▶ [TASK TO CARRY OUT]
Write each line of the material exactly as given, from the top through the line that contains "t_seconds = list(range(0, 601, 3))", and omit all pictures.
++++++++
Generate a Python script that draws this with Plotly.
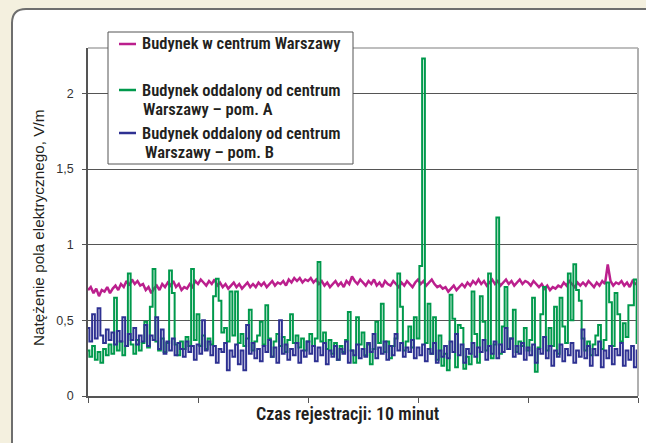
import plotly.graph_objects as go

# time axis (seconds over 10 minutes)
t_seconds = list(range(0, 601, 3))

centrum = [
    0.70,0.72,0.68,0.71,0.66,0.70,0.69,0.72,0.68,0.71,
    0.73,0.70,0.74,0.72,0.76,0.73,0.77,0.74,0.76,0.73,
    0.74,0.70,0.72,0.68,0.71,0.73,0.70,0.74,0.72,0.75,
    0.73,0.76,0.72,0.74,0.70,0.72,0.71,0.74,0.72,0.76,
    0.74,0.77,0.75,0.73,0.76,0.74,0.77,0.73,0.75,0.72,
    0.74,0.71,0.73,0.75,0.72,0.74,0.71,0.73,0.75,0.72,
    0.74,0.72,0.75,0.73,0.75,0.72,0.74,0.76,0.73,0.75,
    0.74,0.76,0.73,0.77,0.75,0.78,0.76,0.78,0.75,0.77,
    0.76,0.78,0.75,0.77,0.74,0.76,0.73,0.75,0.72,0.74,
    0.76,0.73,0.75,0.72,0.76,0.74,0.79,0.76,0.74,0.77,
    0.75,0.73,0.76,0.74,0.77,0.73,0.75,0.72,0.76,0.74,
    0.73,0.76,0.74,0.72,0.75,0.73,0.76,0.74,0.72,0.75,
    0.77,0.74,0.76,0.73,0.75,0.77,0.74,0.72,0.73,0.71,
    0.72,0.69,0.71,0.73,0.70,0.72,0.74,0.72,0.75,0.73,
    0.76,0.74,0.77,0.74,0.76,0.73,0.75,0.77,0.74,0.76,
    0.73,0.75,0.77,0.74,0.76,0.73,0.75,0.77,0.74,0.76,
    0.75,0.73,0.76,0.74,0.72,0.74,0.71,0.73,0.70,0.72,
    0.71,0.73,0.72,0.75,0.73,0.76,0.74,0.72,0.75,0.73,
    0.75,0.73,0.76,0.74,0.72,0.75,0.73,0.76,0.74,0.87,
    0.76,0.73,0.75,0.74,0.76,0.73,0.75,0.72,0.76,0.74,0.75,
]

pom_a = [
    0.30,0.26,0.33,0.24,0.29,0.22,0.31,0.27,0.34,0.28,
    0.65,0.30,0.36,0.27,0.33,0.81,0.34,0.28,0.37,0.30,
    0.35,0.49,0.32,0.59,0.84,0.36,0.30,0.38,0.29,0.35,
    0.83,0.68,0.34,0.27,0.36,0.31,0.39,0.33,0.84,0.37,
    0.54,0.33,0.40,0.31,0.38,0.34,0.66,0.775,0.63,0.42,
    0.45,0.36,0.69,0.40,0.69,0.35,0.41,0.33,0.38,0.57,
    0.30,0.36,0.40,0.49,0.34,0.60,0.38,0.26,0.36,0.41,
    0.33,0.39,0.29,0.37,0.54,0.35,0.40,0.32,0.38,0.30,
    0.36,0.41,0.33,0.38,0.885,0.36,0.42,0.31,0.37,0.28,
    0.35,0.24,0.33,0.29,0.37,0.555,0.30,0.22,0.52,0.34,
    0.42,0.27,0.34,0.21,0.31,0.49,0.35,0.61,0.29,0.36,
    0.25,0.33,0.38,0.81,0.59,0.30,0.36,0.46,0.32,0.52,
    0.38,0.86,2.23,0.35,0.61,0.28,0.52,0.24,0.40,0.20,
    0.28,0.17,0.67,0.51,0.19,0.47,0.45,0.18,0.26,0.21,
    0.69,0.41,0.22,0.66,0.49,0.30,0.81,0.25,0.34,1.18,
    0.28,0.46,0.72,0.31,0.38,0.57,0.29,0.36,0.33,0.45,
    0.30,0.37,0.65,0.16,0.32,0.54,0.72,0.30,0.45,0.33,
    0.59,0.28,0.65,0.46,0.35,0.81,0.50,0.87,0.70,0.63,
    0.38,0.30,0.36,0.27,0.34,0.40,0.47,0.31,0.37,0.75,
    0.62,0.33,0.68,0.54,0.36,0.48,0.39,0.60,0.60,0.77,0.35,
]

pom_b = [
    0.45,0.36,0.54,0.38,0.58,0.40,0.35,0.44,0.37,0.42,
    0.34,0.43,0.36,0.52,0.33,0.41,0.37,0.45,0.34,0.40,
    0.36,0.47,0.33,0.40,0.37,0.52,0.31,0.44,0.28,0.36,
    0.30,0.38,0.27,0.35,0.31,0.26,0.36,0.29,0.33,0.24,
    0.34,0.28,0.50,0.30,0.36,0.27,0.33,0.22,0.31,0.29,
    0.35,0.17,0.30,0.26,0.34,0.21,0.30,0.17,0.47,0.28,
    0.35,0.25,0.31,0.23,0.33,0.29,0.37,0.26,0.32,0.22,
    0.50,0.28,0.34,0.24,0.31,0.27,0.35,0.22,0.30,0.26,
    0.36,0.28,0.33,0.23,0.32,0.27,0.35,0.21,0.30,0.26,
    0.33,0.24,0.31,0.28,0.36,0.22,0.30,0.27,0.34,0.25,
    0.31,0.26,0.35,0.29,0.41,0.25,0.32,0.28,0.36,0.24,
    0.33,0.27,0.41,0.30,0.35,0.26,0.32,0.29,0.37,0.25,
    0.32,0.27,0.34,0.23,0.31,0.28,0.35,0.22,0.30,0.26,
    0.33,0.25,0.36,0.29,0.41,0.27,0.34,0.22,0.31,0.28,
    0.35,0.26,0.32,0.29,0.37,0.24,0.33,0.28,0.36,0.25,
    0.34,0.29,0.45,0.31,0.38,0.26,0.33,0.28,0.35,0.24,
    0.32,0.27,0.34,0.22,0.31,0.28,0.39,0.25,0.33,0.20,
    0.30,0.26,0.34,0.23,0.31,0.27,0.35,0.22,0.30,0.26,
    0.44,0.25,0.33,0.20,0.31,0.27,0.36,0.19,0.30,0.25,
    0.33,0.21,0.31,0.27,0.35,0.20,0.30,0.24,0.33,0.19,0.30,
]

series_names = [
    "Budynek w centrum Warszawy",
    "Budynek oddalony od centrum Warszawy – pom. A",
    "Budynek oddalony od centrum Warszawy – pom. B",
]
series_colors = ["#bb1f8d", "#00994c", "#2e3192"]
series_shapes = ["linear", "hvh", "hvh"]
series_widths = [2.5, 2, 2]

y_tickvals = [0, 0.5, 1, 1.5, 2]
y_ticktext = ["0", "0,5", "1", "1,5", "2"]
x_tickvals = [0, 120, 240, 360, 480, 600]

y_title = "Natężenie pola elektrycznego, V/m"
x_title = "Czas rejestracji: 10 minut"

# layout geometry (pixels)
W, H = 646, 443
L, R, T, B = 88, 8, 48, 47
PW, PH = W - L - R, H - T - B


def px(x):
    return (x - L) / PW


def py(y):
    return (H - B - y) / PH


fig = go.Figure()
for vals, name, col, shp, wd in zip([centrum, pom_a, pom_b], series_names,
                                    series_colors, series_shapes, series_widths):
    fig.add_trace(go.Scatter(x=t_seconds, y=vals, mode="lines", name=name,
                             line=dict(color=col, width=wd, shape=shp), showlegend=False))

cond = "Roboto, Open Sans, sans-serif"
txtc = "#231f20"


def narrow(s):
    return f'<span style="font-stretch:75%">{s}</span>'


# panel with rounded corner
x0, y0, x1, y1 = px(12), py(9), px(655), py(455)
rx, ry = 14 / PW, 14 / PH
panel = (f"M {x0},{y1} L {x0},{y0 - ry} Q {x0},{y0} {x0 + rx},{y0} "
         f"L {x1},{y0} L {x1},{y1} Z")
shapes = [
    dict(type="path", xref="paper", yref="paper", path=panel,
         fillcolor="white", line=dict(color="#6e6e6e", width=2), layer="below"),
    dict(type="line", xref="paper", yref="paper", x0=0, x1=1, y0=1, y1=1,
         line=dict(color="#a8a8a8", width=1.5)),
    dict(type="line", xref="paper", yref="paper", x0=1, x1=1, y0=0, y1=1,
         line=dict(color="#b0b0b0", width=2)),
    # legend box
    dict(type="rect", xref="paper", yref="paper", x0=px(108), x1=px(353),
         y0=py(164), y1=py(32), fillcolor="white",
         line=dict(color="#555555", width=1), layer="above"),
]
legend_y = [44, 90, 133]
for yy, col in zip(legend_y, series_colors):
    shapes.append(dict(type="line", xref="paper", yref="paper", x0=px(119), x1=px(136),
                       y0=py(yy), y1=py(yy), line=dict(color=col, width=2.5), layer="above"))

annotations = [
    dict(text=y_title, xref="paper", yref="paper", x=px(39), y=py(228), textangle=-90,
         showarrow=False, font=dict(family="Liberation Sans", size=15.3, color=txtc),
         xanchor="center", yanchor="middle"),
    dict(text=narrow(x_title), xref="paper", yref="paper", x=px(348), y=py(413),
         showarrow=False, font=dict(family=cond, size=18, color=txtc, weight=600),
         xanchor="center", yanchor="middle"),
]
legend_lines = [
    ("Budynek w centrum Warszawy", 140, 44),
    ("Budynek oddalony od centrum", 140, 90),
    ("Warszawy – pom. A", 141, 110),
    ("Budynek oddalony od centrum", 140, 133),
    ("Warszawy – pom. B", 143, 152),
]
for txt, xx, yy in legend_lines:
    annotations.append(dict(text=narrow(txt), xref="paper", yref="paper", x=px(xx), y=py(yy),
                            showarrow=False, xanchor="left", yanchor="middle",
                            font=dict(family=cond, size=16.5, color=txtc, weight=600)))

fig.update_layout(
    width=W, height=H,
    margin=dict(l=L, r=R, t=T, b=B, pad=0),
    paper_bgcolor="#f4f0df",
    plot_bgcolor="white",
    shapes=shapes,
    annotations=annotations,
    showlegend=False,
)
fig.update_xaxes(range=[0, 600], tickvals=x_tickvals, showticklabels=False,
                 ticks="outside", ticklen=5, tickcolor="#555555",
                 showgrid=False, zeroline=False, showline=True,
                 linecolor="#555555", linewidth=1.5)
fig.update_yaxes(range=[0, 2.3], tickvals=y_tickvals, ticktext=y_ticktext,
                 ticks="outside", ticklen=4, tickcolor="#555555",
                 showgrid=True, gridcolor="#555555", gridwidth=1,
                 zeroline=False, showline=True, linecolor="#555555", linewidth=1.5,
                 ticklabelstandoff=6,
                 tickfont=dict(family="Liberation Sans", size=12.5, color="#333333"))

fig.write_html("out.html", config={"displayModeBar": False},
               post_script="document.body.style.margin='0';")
++++++++
▶ [REPLY TO THE TASK]
Generate a Python script that draws this with Plotly.
import plotly.graph_objects as go

# time axis (seconds over 10 minutes)
t_seconds = list(range(0, 601, 3))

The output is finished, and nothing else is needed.